J'ai noté avec intérêt le concert des réprobations qui a suivi la distribution des portefeuilles ministériels dans les premiers 100 jours de Sarkozy. Je me souviens encore du cri du coeur poussé par Devedjian découvrant que son fidéle ami et néanmoins président avait accordé la place qu'il revendiquait au sein du gouvernement à un autre : Je suis pour un gouvernement d'ouverture, y compris aux sarkozistes!
Franz de Waal , le célèbre primatologue, apporte un éclairage qui peut nous aider à décrypter ce qui s'est passé, dans son livre "le bon singe".
Il aborde en effet dans son ouvrage, notamment la question de la justice sociale chez les primates non humains.
En fait il nous rappelle qu'il existe une règle ancestrale chez les primates les plus évolués (chimpanzés) dans le domaine de la justice sociale qui consiste à arbitrer souvent pour les subordonnées au détriment des membres les plus puissants du groupe voire de la parentèle (famille) et des amis les plus proches.
C'est à dire qu'en cas de conflit, le chef primate va donner raison aux subordonnés de moyenne classe plutôt qu'à ses "potes".

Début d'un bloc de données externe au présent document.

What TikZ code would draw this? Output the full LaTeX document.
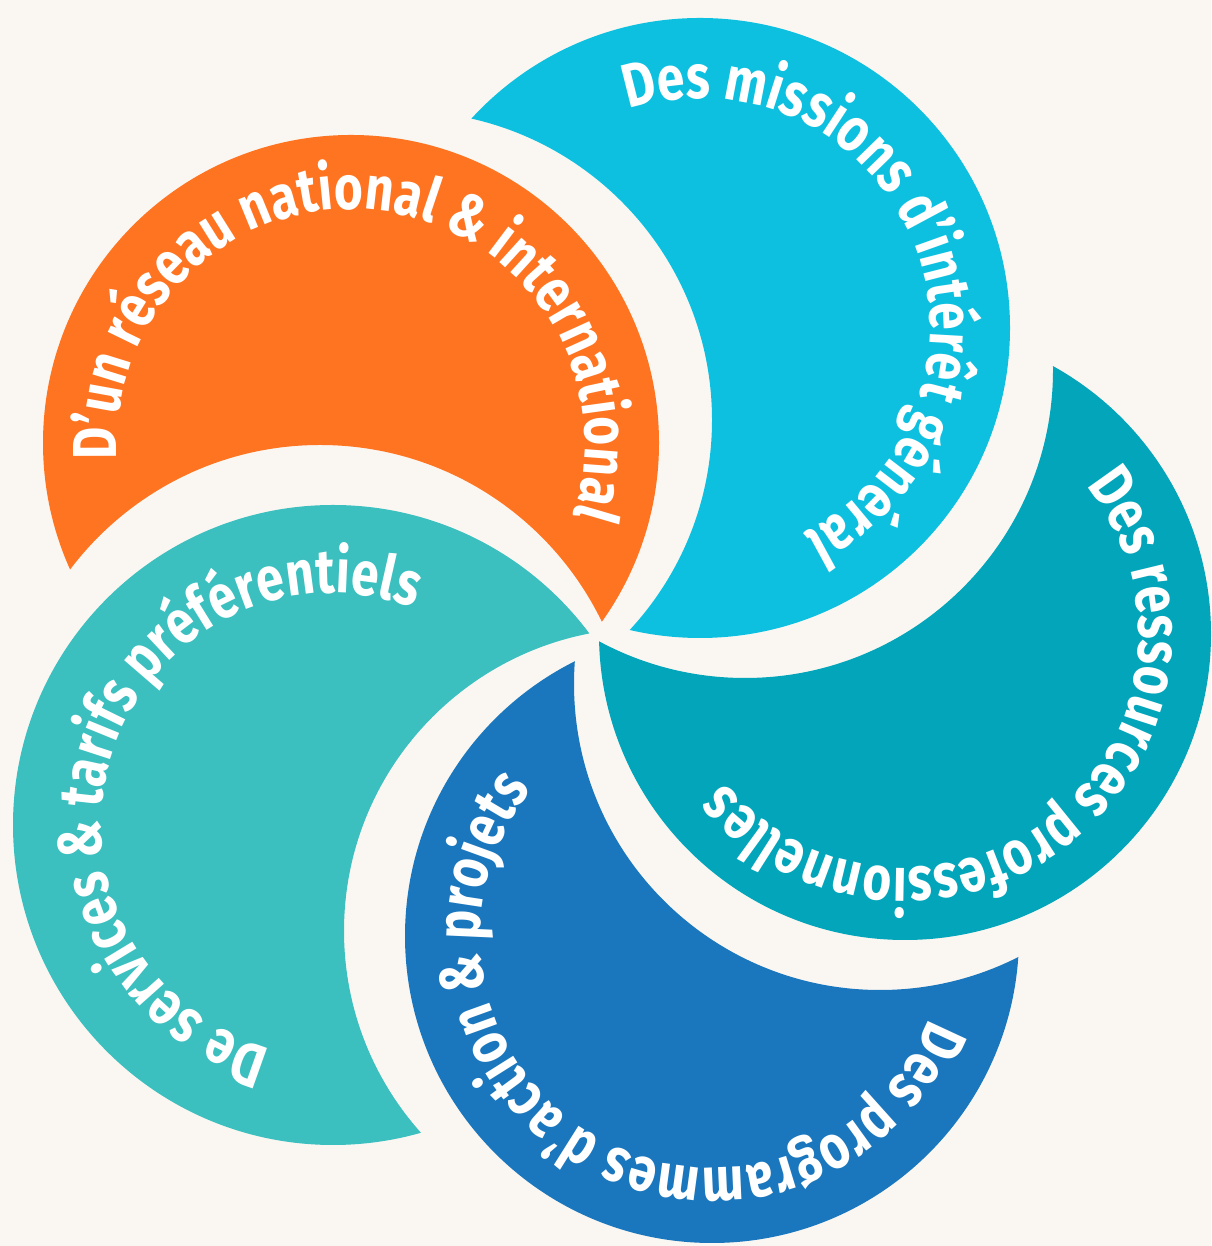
\documentclass[tikz,border=0pt]{standalone}
\usepackage{fontspec}
\newfontfamily\petalfont{Fira Sans}[FakeStretch=0.8]
\usetikzlibrary{decorations.text}

\definecolor{cream}{HTML}{FAF7F2}
\definecolor{petalorange}{HTML}{FF7420}
\definecolor{petalcyan}{HTML}{0EC0E0}
\definecolor{petalteal}{HTML}{02A5BA}
\definecolor{petalblue}{HTML}{1B77BD}
\definecolor{petalaqua}{HTML}{3BBFBF}

\newcommand{\petaltype}{\petalfont\bfseries\fontsize{62pt}{62pt}\selectfont}

% a petal is its disc minus the bite of the next disc
\newcommand{\petal}[5]{%
  \begin{scope}
    \clip (#2) circle[radius=#3pt];
    \fill[#1, even odd rule] (#2) ++(-400,-400) rectangle ++(800,800) (#4) circle[radius=#5pt];
  \end{scope}}

\begin{document}
\begin{tikzpicture}[x=1pt,y=1pt]
  \tikzset{petal label/.style={decorate,
      decoration={text along path, text align=center, text color=white}}}

  \fill[cream] (0,0) rectangle (1211,1246);
  \useasboundingbox (0,0) rectangle (1211,1246);

  \coordinate (orange) at (351,803);  \coordinate (orange bite) at (320,488);
  \coordinate (aqua)   at (333,421);  \coordinate (aqua bite)   at (647,315);
  \coordinate (blue)   at (712,310);  \coordinate (blue bite)   at (880,562);
  \coordinate (teal)   at (905,612);  \coordinate (teal bite)   at (745,876);
  \coordinate (cyan)   at (700,918);  \coordinate (cyan bite)   at (403,826);

  \petal{petalorange}{orange}{308}{orange bite}{313}
  \petal{petalaqua}{aqua}{320}{aqua bite}{303}
  \petal{petalblue}{blue}{307}{blue bite}{306}
  \petal{petalteal}{teal}{306}{teal bite}{308}
  \petal{petalcyan}{cyan}{310}{cyan bite}{309}

  \path[petal label, decoration={text={|\petaltype|D’un réseau national {\&} international}}]
    (orange) ++(203:234pt) arc[start angle=203, end angle=-37, radius=234pt];
  \path[petal label, decoration={text={|\petaltype|Des missions d’intérêt général}}]
    (cyan) ++(132:230pt) arc[start angle=132, end angle=-87, radius=230pt];
  \path[petal label, decoration={text={|\petaltype|Des ressources professionnelles}}]
    (teal) ++(61:234pt) arc[start angle=61, end angle=-162, radius=234pt];
  \path[petal label, decoration={text={|\petaltype|Des programmes d’action {\&} projets}}]
    (blue) ++(-5:232pt) arc[start angle=-5, end angle=-235, radius=232pt];
  \path[petal label, decoration={text={|\petaltype|De services {\&} tarifs préférentiels}}]
    (aqua) ++(273:232pt) arc[start angle=273, end angle=51, radius=232pt];
\end{tikzpicture}
\end{document}
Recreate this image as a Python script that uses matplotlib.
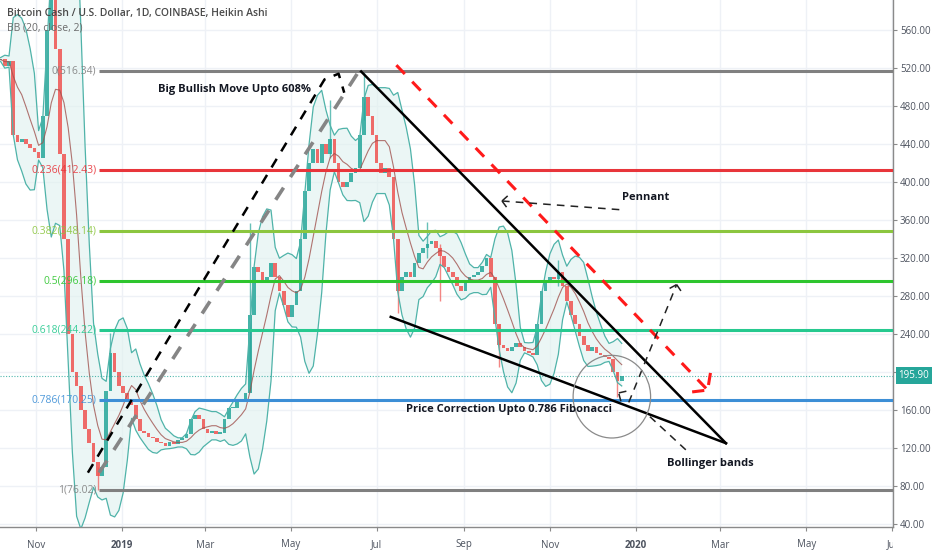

Pourquoi ? il semblerait que ce soit un moyen de réunir le maximum de voix, puisque l'exercice de conquête et de maintien au pouvoir suppose d'être soutenu par le maximum de membres de la tribu.
Les voix de ses "amis", parents" étant à priori acquises, le chef a tout intérêt à élargir son réseau d'influence et à s'attirer les bonnes grâces des subordonnées de la middle class.
Une autre raison expliquerait cette attitude du chef dans la justice sociale. En arbitrant en faveur des classes moyennes du groupe, le chef réduirait l'écart entre les subordonnés dominants du groupe et les subordonnés moyens. Ce faisant il réduirait le pouvoir d'influence des subordonnées dominants et contribuerait ainsi à sécuriser son poste. Car chez les primates humains comme non humains, c'est bien connu la menace vient de "ses alliés", c'est en général l'ex numéro 2 du groupe, ou en tout cas l'un des subordonnés dominants du groupe qui peut renverser le chef ou lui succéder.
Mieux vaut prévenir que guérir, le chef va donc chercher à étendre sa sphère d'influence, à fragiliser ses alliés dominants actuels, on n'est pas loin de la stratégie "du diviser pour régner".
En fait ce qu'on pourrait qualifier chez un chef, de comportement parfaitement altruiste (à savoir aider les plus faibles...) relèverait plutôt d'un comportement politique.
Les proches des hommes de pouvoir, s'ils veulent s'éviter de douloureuses déceptions, feraient bien d'avoir en tête qu' ils ne seront pas nécessairement toujours soutenus, loin s'en faut, par leur chef, en tout cas si celui ci se plie aux ancestrales règles primates pour gouverner.